The two sides are nearing a deal, which would also change the record date for shareholders to vote, said the person, who asked not to be named because the deliberations are private. An agreement may be announced as early as today, although the negotiations could still collapse, the person said.
The offer would replace a bid of $13.65 a share for the personal-computer maker, which shareholders are scheduled to vote on today at Dell’s headquarters in Round Rock, Texas. If the buyout group and Dell’s special committee agree on the new proposal, a vote would be delayed until Sept. 12, the person said. At that time, investors holding the shares as of Aug. 13 could vote and abstentions would no longer count as no votes, making it easier for Michael Dell to get the buyout approved.
The shareholder vote had already been delayed twice after Michael Dell couldn’t muster enough support for the deal. With the new proposal, shareholders also would be guaranteed to receive an 8-cent dividend next quarter, the person said, which is in line with previous periods. Dell shares rose as much as 5.2 percent to $13.64 in early trading.
David Frink, a spokesman for Dell, declined to comment on any new terms. He said the company will hold its meeting at 9 a.m. in Texas today. A representative at Silver Lake also declined to comment.
Dell and Silver Lake have been embroiled in a monthslong fight with billionaire Carl Icahn and other dissident shareholders who have argued the founder is trying to buy his company on the cheap. By taking the PC maker he started in 1984 private, founder Dell is seeking to transform it into a bigger provider of hardware, software and services for corporate-data centers, after years of ebbing sales and profit as consumers shift away from PCs toward computing on smartphones and tablets.

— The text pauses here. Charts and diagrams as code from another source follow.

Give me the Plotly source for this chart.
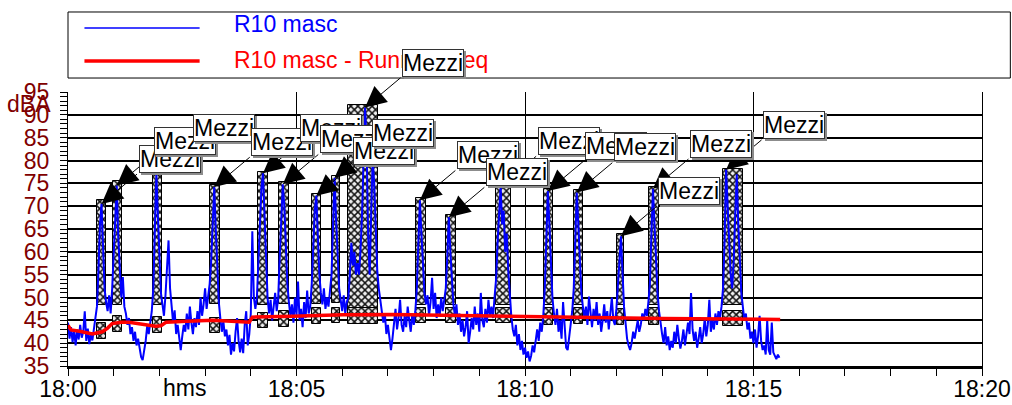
import pandas as pd
import plotly.graph_objects as go

# ---------------- data ----------------
start_time = pd.Timestamp("2024-01-01 18:00:00")
sample_step_s = 2  # blue series sampled every 2 s from 18:00:00

blue_values = [
    # 0-36
    44.5, 41.0, 43.5, 40.2, 42.8, 39.5, 43.0, 40.8, 44.0, 41.2,
    42.5, 47.0, 40.5, 43.2, 39.8, 42.0, 40.6, 43.5, 45.0,
    # E1 38-50
    48, 56, 66, 70.5, 60, 52, 49,
    # 52-56
    47, 50.5, 46.5,
    # E2 58-70
    52, 60, 69, 74.5, 63, 55, 50,
    # 72-100
    54.5, 48, 46.5, 44, 45.5, 42, 43.5, 40.5, 42.5, 39.5, 41, 38.5, 37.0, 36.3, 38.0,
    # 102-110
    40.5, 43.8, 42.0, 44.5, 47.0,
    # E3 112-124
    52, 64, 77.2, 68, 57, 51, 48.5,
    # 126-136
    46, 50.5, 56, 62.5, 52, 47.5,
    # 138-168
    44.5, 47.2, 42, 44, 40.5, 38.5, 41.5, 44, 42.5, 46.5, 43, 48, 44.5, 42, 45.5, 43.5,
    # 170-186
    47, 44, 50, 46, 48.5, 52, 47.5, 50.5, 53,
    # E4 188-200
    58, 67, 74.2, 65, 55, 49, 45.5,
    # 202-240
    42.5, 44.8, 41.5, 43, 39.5, 41.8, 37.5, 40, 38.2, 42.5,
    45.5, 40.5, 38, 41, 37.8, 44, 47, 39.5, 42, 46.5,
    # 242-246
    64.5, 50, 47.5,
    # E5 248-262
    50, 57, 66, 74, 77.2, 68, 56, 50,
    # 264-274
    46.5, 49.5, 45, 48, 51, 47,
    # E6 276-290
    50, 59, 68, 74.8, 70, 60, 53, 49,
    # 292-318
    46, 48.5, 44.5, 50, 46, 53.5, 45, 47.5, 43.5, 49, 45.5, 51.5, 46.5, 48,
    # E7 320-332
    53, 61, 69, 72.3, 63, 55, 51,
    # 334-344
    48.5, 52, 47.5, 50, 48, 51.5,
    # E8 346-358
    55, 66, 76.2, 67, 58, 52, 49.5,
    # 360-366
    47, 50.5, 46.5, 49,
    # E9 368-408
    50, 55, 62, 57, 60, 55, 57.5, 55, 60, 68, 80, 91.6, 84, 64, 55, 70, 80.5, 75, 63, 56, 52,
    # 410-456
    49.5, 47, 44.5, 46.5, 42, 44, 40.5, 38.5, 41, 44.5,
    47.5, 43, 45.5, 49.5, 44, 42.5, 46, 43.5, 48, 45, 42.5, 46.5, 44, 47,
    # E10 458-470
    52, 62, 71.3, 64, 56, 51, 48.5,
    # 472-494
    50.5, 46, 49, 54.3, 47.5, 51, 45.5, 48.5, 46, 50, 47, 49.5,
    # E11 496-508
    52, 59, 67.6, 60, 53, 48.5, 46,
    # 510-560
    48.5, 44, 46.5, 42.5, 45, 41.5, 43.5, 47, 40, 42.5,
    45.5, 43, 48, 44, 46.5, 42.5, 51, 45, 43.5, 47.5,
    44.5, 49.5, 46, 48, 45.5, 50,
    # E12 562-582
    54, 62, 70, 74.4, 66, 69, 60, 64, 56, 50, 46,
    # 584-624
    43, 41.5, 44, 39.5, 42, 38.5, 40.5, 37.5, 39, 36.8,
    38.2, 36, 37.2, 39.5, 38, 41, 43, 40.5, 44.5, 42.5, 46,
    # E13 626-638
    52, 63, 73.3, 66, 57, 50, 46.5,
    # 640-662
    44, 47.5, 42.5, 45, 41, 49, 43, 39, 38.5, 41.5, 44.5, 47,
    # E14 664-676
    52, 63, 73, 66, 57, 51, 48,
    # 678-720
    45.5, 48, 44, 50.2, 46, 43.5, 47.5, 45, 49, 44,
    46.5, 42.5, 45, 48.5, 44.5, 47, 43, 46, 50, 45, 44, 47.5,
    # E15 722-730
    52, 58, 63.4, 55, 48,
    # 732-762
    44.5, 41, 39.5, 38.5, 40, 42.5, 41, 43.5, 45, 42.5, 44, 46.5, 45, 47.5, 46, 49,
    # E16 764-776
    53, 64, 73.8, 66, 57, 51, 47,
    # 778-858
    44, 42, 40, 43.5, 39.5, 41.5, 38.5, 40.5, 39, 42.5,
    40, 44, 41, 38.8, 40.5, 43, 39.5, 41.5, 44.5, 42,
    51, 43, 40.5, 42.5, 39, 41, 43.5, 40, 42, 45.5,
    41.5, 44, 49.5, 42.5, 45, 43, 46.5, 44, 47, 45.5, 48,
    # E17 860-886
    52, 62, 78, 70, 60, 55, 52, 58, 68, 77, 66, 57, 51, 48,
    # 888-934
    45, 46.5, 43, 44.5, 41, 42.5, 40, 43, 39, 41.5,
    46, 40.5, 38.5, 39.5, 37.5, 45, 38.5, 37.5, 44.5, 38,
    37, 36.5, 37.5, 36.8,
]

# Running Leq (seconds after 18:00, dBA)
leq_seconds = [0, 4, 15, 32, 45, 52, 58, 70, 80, 103, 115, 122, 129, 156, 190,
               238, 242, 295, 361, 426, 500, 625, 780, 935]
leq_values = [43.9, 42.9, 42.6, 42.0, 42.5, 43.3, 44.3, 44.6, 44.6, 43.9, 43.7, 43.8, 44.6, 44.8, 45.0,
              44.6, 45.7, 45.9, 46.2, 46.3, 46.1, 45.7, 45.4, 45.2]

# "Mezzi" events (seconds after 18:00)
ev_start = [37.5, 58.5, 111, 187, 249, 277, 320, 346, 367, 457, 496, 562, 625, 664, 721, 763, 860]
ev_end = [49.3, 70.3, 123, 199, 262, 290, 332, 357, 407, 470, 509, 581, 637, 676, 730, 776, 886]
ev_top = [71.3, 75.5, 77.9, 74.6, 77.5, 75.3, 72.7, 76.6, 92.1, 71.7, 68.0, 74.8, 73.7, 73.5, 63.9, 74.2, 78.1]
ev_mid = [48.3, 48.3, 48.3, 48.5, 48.3, 48.5, 48.5, 48.7, 47.8, 48.3, 48.3, 48.3, 48.3, 48.3, 48.3, 48.3, 48.3]
ev_low_bot = [41.0, 42.5, 42.2, 42.2, 43.3, 43.5, 44.1, 44.4, 44.1, 44.4, 44.4, 44.4, 44.0, 44.1, 44.0, 44.0, 43.7]
ev_low_top = [44.4, 45.9, 45.7, 45.5, 46.6, 47.0, 47.6, 47.6, 47.8, 47.8, 47.8, 47.8, 47.6, 47.6, 47.4, 47.6, 47.0]
ev_label = "Mezzi"

y_ticks = [35, 40, 45, 50, 55, 60, 65, 70, 75, 80, 85, 90, 95]
x_tick_minutes = [0, 5, 10, 15, 20]

series_name = "R10 masc"
leq_name = "R10 masc - Running Leq"

# ---------------- build ----------------
def ts(sec):
    return start_time + pd.Timedelta(seconds=float(sec))

blue_t = [ts(i * sample_step_s) for i in range(len(blue_values))]
leq_t = [ts(s) for s in leq_seconds]

FONT = "Liberation Sans, Arial, sans-serif"
DARKRED = "#800000"
FS = 23

fig = go.Figure()

pattern = dict(shape="x", fgcolor="#111111", bgcolor="#eeeeee", size=5, solidity=0.5, fillmode="replace")

centers = [ts((a + b) / 2) for a, b in zip(ev_start, ev_end)]
widths = [(b - a) * 1000 for a, b in zip(ev_start, ev_end)]

fig.add_trace(go.Bar(
    x=centers, y=[t - m for t, m in zip(ev_top, ev_mid)], base=ev_mid, width=widths,
    marker=dict(color="#eeeeee", pattern=pattern, line=dict(color="#000000", width=1)),
    showlegend=False, hoverinfo="skip"))
fig.add_trace(go.Bar(
    x=centers, y=[t - b for t, b in zip(ev_low_top, ev_low_bot)], base=ev_low_bot, width=widths,
    marker=dict(color="#eeeeee", pattern=pattern, line=dict(color="#000000", width=1)),
    showlegend=False, hoverinfo="skip"))

fig.add_trace(go.Scatter(x=blue_t, y=blue_values, mode="lines", name=series_name,
                         line=dict(color="#0000ff", width=2), showlegend=False))
fig.add_trace(go.Scatter(x=leq_t, y=leq_values, mode="lines", name=leq_name,
                         line=dict(color="#ff0000", width=3.5), showlegend=False))

annotations = []
tips = []
for a, b in zip(ev_start, ev_end):
    idx = [i for i in range(len(blue_values)) if a <= i * sample_step_s <= b]
    best = max(idx, key=lambda i: blue_values[i])
    tips.append((blue_t[best], blue_values[best]))

for (tx, ty) in tips:
    annotations.append(dict(x=tx, y=ty, xref="x", yref="y", text="", showarrow=True,
                            ax=37, ay=-31, arrowhead=2, arrowsize=4.2, arrowwidth=1,
                            arrowcolor="black", standoff=0, startstandoff=0))
for (tx, ty) in tips:
    annotations.append(dict(x=tx, y=ty, xref="x", yref="y", text=ev_label, showarrow=False,
                            xanchor="left", yanchor="bottom", xshift=39, yshift=29,
                            bgcolor="#8c8c8c", bordercolor="#8c8c8c", borderwidth=1, borderpad=0,
                            font=dict(family=FONT, size=FS, color="#8c8c8c")))
    annotations.append(dict(x=tx, y=ty, xref="x", yref="y", text=ev_label, showarrow=False,
                            xanchor="left", yanchor="bottom", xshift=37, yshift=31,
                            bgcolor="white", bordercolor="#333333", borderwidth=1, borderpad=0,
                            font=dict(family=FONT, size=FS, color="black")))

legend_ann = [
    dict(x=0.179, y=1.248, xref="paper", yref="paper", text=series_name, showarrow=False,
         xanchor="left", yanchor="middle", font=dict(family=FONT, size=FS, color="#0000ff")),
    dict(x=0.179, y=1.117, xref="paper", yref="paper", text=leq_name, showarrow=False,
         xanchor="left", yanchor="middle", font=dict(family=FONT, size=FS, color="#ff0000")),
    dict(x=-0.0432, y=0.956, xref="paper", yref="paper", text="dBA", showarrow=False,
         xanchor="center", yanchor="middle", font=dict(family=FONT, size=FS, color=DARKRED)),
    dict(x=0.1275, y=-0.082, xref="paper", yref="paper", text="hms", showarrow=False,
         xanchor="center", yanchor="middle", font=dict(family=FONT, size=FS, color="black")),
]
annotations = legend_ann + annotations

shapes = [
    dict(type="rect", xref="paper", yref="paper", x0=0.0, x1=1.031, y0=1.051, y1=1.292,
         line=dict(color="black", width=1), fillcolor="rgba(0,0,0,0)"),
    dict(type="line", xref="paper", yref="paper", x0=0.018, x1=0.144, y0=1.2336, y1=1.2336,
         line=dict(color="#0000ff", width=1.5)),
    dict(type="line", xref="paper", yref="paper", x0=0.018, x1=0.144, y0=1.113, y1=1.113,
         line=dict(color="#ff0000", width=3.5)),
]

fig.update_layout(
    width=1012, height=405,
    margin=dict(l=68, r=30, t=92, b=39, autoexpand=False),
    paper_bgcolor="white", plot_bgcolor="white",
    barmode="overlay", bargap=0,
    showlegend=False,
    annotations=annotations, shapes=shapes,
    font=dict(family=FONT, size=FS, color="black"),
)
fig.update_xaxes(
    type="date", range=[ts(0), ts(1200)],
    tickvals=[ts(m * 60) for m in x_tick_minutes],
    ticktext=[ts(m * 60).strftime("%H:%M") for m in x_tick_minutes],
    ticks="outside", ticklen=7, tickcolor="black", tickwidth=1,
    minor=dict(dtick=60000, tick0=ts(0), ticks="outside", ticklen=7, tickcolor="black", showgrid=False),
    showgrid=True, gridcolor="black", gridwidth=1,
    showline=True, linecolor="black", linewidth=2.5, mirror=False,
    tickfont=dict(family=FONT, size=FS, color="black"),
    ticklabelstandoff=-6,
    automargin=False, zeroline=False,
)
fig.update_yaxes(
    range=[35, 95], tickvals=y_ticks,
    ticks="outside", ticklen=7, tickcolor="black",
    minor=dict(dtick=1, ticks="outside", ticklen=7, tickcolor="black", showgrid=False),
    showgrid=True, gridcolor="black", gridwidth=1.5,
    showline=True, linecolor="black", linewidth=1, mirror=True,
    tickfont=dict(family=FONT, size=FS, color=DARKRED),
    ticklabelstandoff=6,
    automargin=False, zeroline=False,
)

fig.write_html("out.html")
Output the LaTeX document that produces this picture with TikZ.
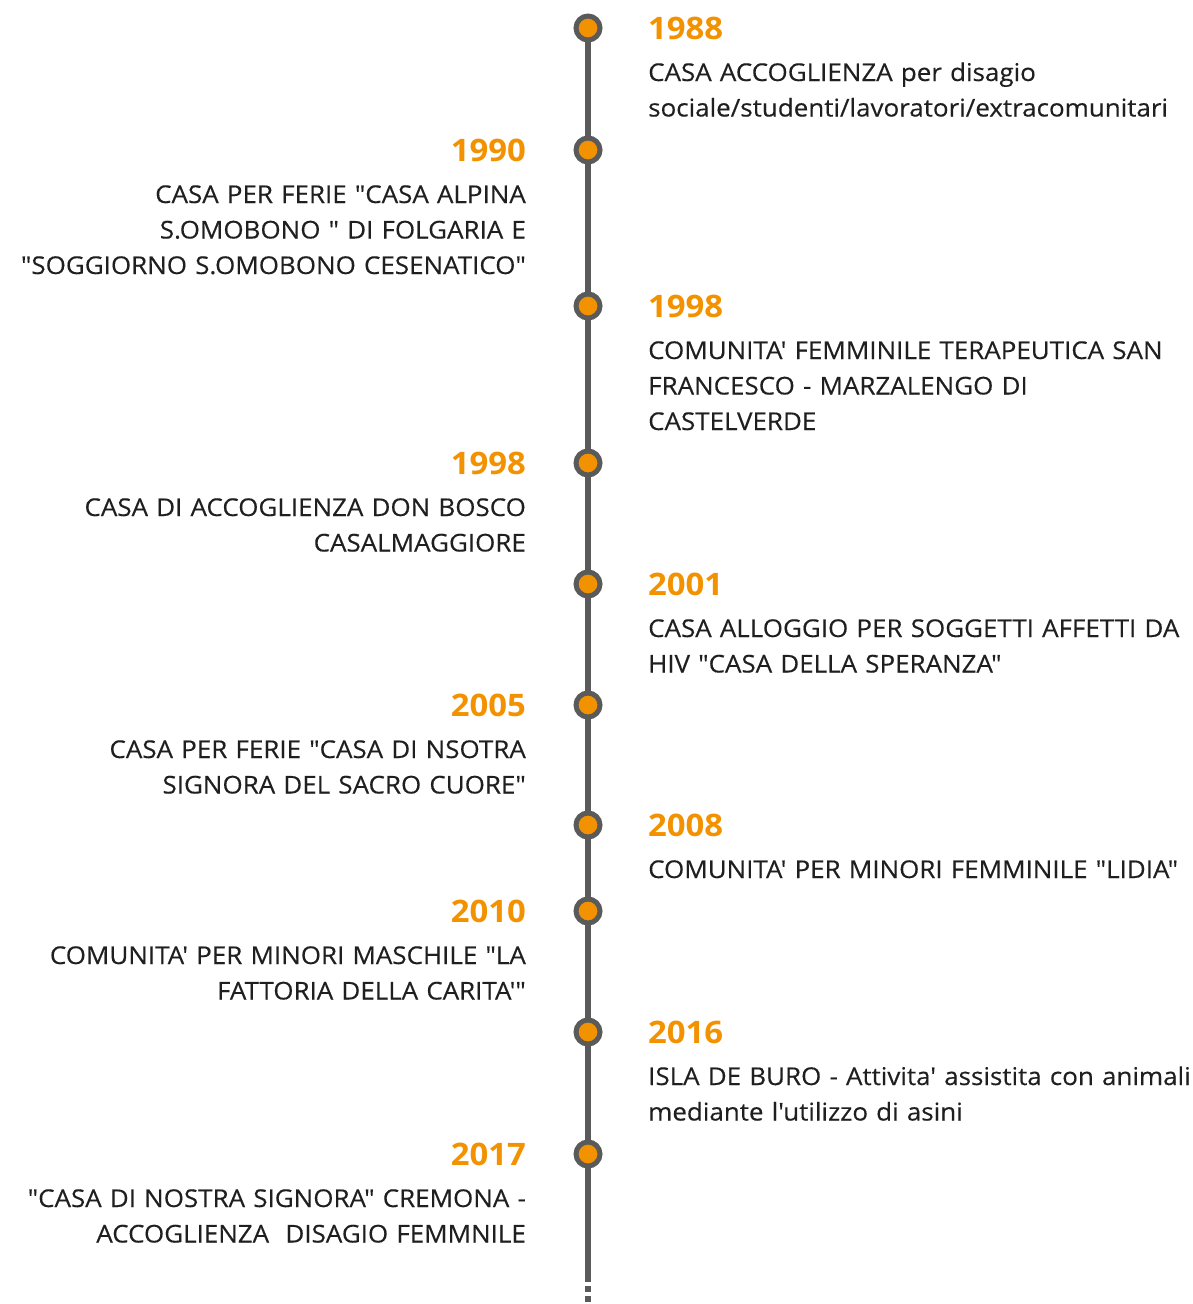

Icahn and fellow Dell investor Southeastern Asset Management Inc. have made a series of alternative proposals to derail a takeover by Chief Executive Officer Dell, including a $14-a-share buyback. Yesterday, Icahn filed suit to block Dell from changing procedures for voting on the deal, accusing the founder of trying to “ram through” the buyout.
Icahn didn’t immediately respond to a request for comment, nor did a representative for Southeastern.
Dell shares have been trading below the original $13.65 offer price since April, signaling investors weren’t confident about the buyout group’s ability to get the deal done, nor in alternatives proposed by Icahn and Southeastern. Since announcing the buyout Feb. 5, the company’s special committee has argued that the company’s prospects of a turnaround are better outside of the public lens.
Once the world’s top supplier of PCs, Dell has spent billions of dollars on acquisitions over the past five years to add enterprise computing hardware, software and services, though the deals have yielded little return for investors. Meanwhile, the company has ceded the fast-growing mobile-computing market to Apple Inc. and devices running Google Inc.’s Android operating system.